Именно в эти первые студенческие годы Фёдор Абрамов начинает «прирастать» душой к творчеству Михаила Шолохова. «Донские рассказы», «Тихий Дон» не просто потрясали Абрамова чистотой, яркостью, лиричностью слова, искусным описанием природы, но и самой темой, которая была ему очень близка. В жизни донских казаков, их нехитрого быта, тяжёлого труда от восхода до заката он видел жизнь крестьян своей родной северной деревни. И может быть, у Абрамова уже тогда зародилась мысль рассказать о судьбах крестьян, среди которых он вырос, о Верколе и о многом другом, что было близко ему и знакомо. Но как это сделать, с высоты своих юношеских лет, он, конечно, не знал. И лишь жизненный опыт и время помогут ему в будущем осилить этот труд.

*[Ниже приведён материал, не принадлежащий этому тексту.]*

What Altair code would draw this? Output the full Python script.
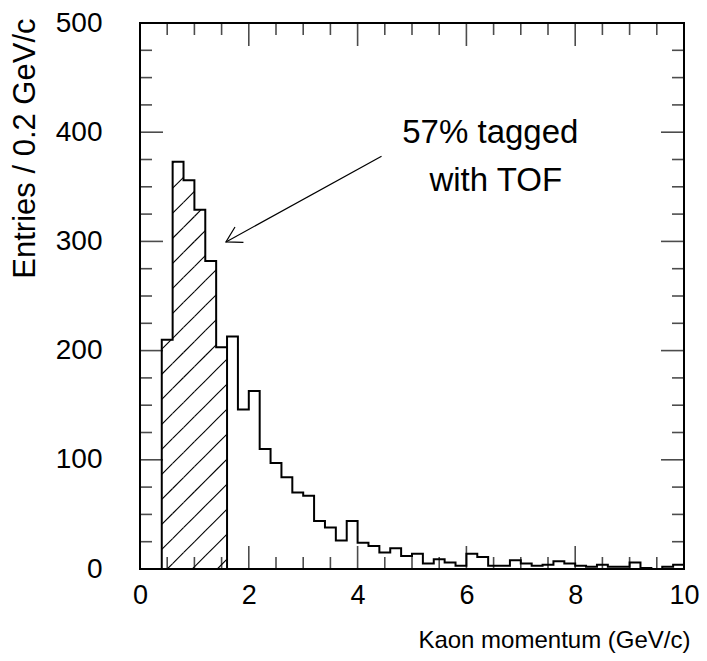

Ни первый курс университета, ни год жизни в Ленинграде не изменят натуры Феди Абрамова. Он по-прежнему будет оставаться пареньком «из деревни», никоим образом не скрывая своего происхождения. Он по-прежнему не принимал город, его суету, неразмеренность, «душные» каменные кварталы, но и без него уже не мог. Всё так же не любил шумных студенческих компаний, но если звали, то неизменно приходил, держась по-особому, можно сказать, «по-абрамовски». «…В этой компании он чувствовал себя не очень уютно…» – вспоминала однокурсница Тамара Голованова о встрече у неё на квартире Нового, 1940 года. Фёдор не был любимцем группы, не блистал на студенческих посиделках повышенным красноречием, но к его слову неизменно прислушивались, с ним считались. Впечатляли его не по годам серьёзность, внутренняя собранность, аккуратность (эти черты характера сохранятся на всю жизнь), и эта юношеская «солидность» возвышала его над другими.

Впрочем, Фёдор Абрамов был неплохим, даже захватывающим рассказчиком, порой манерным, знающим цену слову. Мог поддержать разговор и сам рассказать то, чего не знали окружающие. Обладая хорошим слухом, он любил и понимал музыку, с удовольствием слушал Александра Вертинского, Ивана Козловского, Петра Лещенко… Любил поэзию и на университетских студенческих литературных самодеятельных вечерах приходил в восторг от выступлений Рогинского, уже сумевшего записать собственные пластинки на студии звукозаписи, действовавшей при Ленинградском техникуме сценического искусства.